Song Of The Day 8/27/2013: Tom T. Hall - "Pay No Attention To Alice"

Mental Health Week: Today you get two unbalanced minds for the price of one. Tom T. Hall, one of country music's most stunningly good, detail-oriented songwriters, wrote and sang "Pay No Attention To Alice," a subtle character study of a guy who doesn't realize he's crawling down the same path as the person he's gossiping about. He's at a bar with a friend having (more than) a few drinks. Alice is presumably there as well, and Hall says she's an insane lush (not to mention a bad cook) that isn't worth their condescension. Don't order the apple pie. But as the night and the bar tab unwind, it becomes apparent that our narrator isn't exactly a prince of great virtue himself. Things end inconveniently.

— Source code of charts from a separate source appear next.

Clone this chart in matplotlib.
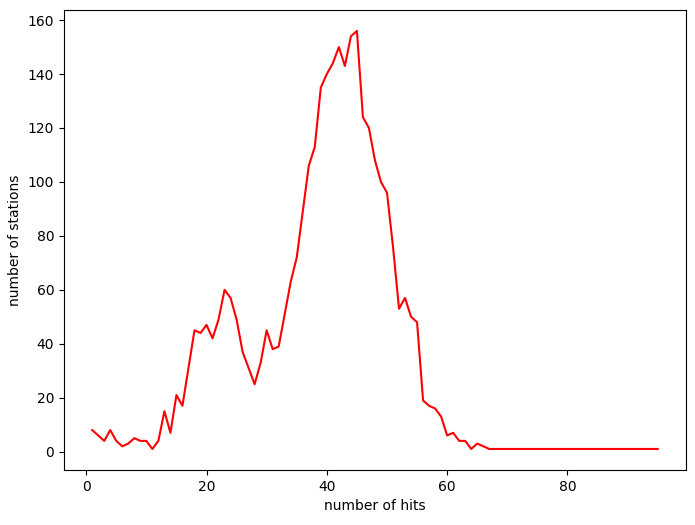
import matplotlib
matplotlib.use("Agg")
import matplotlib.pyplot as plt

hits = list(range(1, 96))
head = [8,6,4,8,4,2,3,5,4,4,1,4,15,7,21,17,31,45,44,47,42,49,60,57,49,37,31,25,33,45,
        38,39,51,63,72,89,106,113,135,140,144,150,143,154,156,124,120,108,100,96,76,53,57,50,48,
        19,17,16,13,6,7,4,4,1,3,2,1]
stations = head + [1] * (95 - len(head))

fig, ax = plt.subplots(figsize=(6.95, 5.25), dpi=100)
ax.plot(hits, stations, color="red")
ax.set_xlabel("number of hits")
ax.set_ylabel("number of stations")
fig.subplots_adjust(left=0.092, right=0.987, top=0.981, bottom=0.105)
fig.savefig("out.png")
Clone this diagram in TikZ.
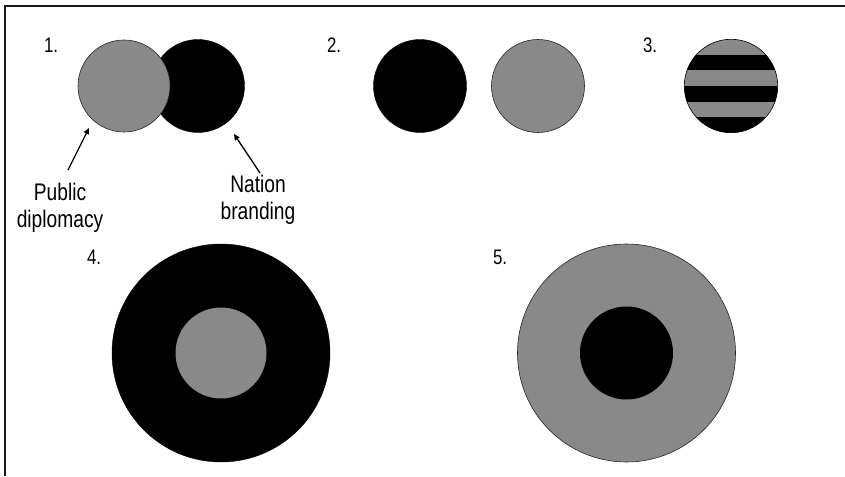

I love one line in this song above all others: "Don't talk about the war. I was a coward." It's an orphan line that shifts the tone of the song abruptly, and then just gets dropped. "Talk about fishin' and the all the good times raisin' hell" is what he says next. Wait a minute, you're bringing up this apparently very personal event and then just shutting it down? What are you, drunk? That one line wraps up the wandering thought process of a man who's guzzling down some serious alcohol. As it turns out he's losing his mind just as much as he says Alice is. Pot, meet kettle.

This song's about lots of things: the glass-house potential of small-town gossip, denial, the double standard of men getting away with something women couldn't without scandal. The ending is both indefinite and poetically justified. An honest-to-God WTF moment.

Maybe this song is too sane for Mental Health Week. Ah well, too late now. We've already printed the T-shirts.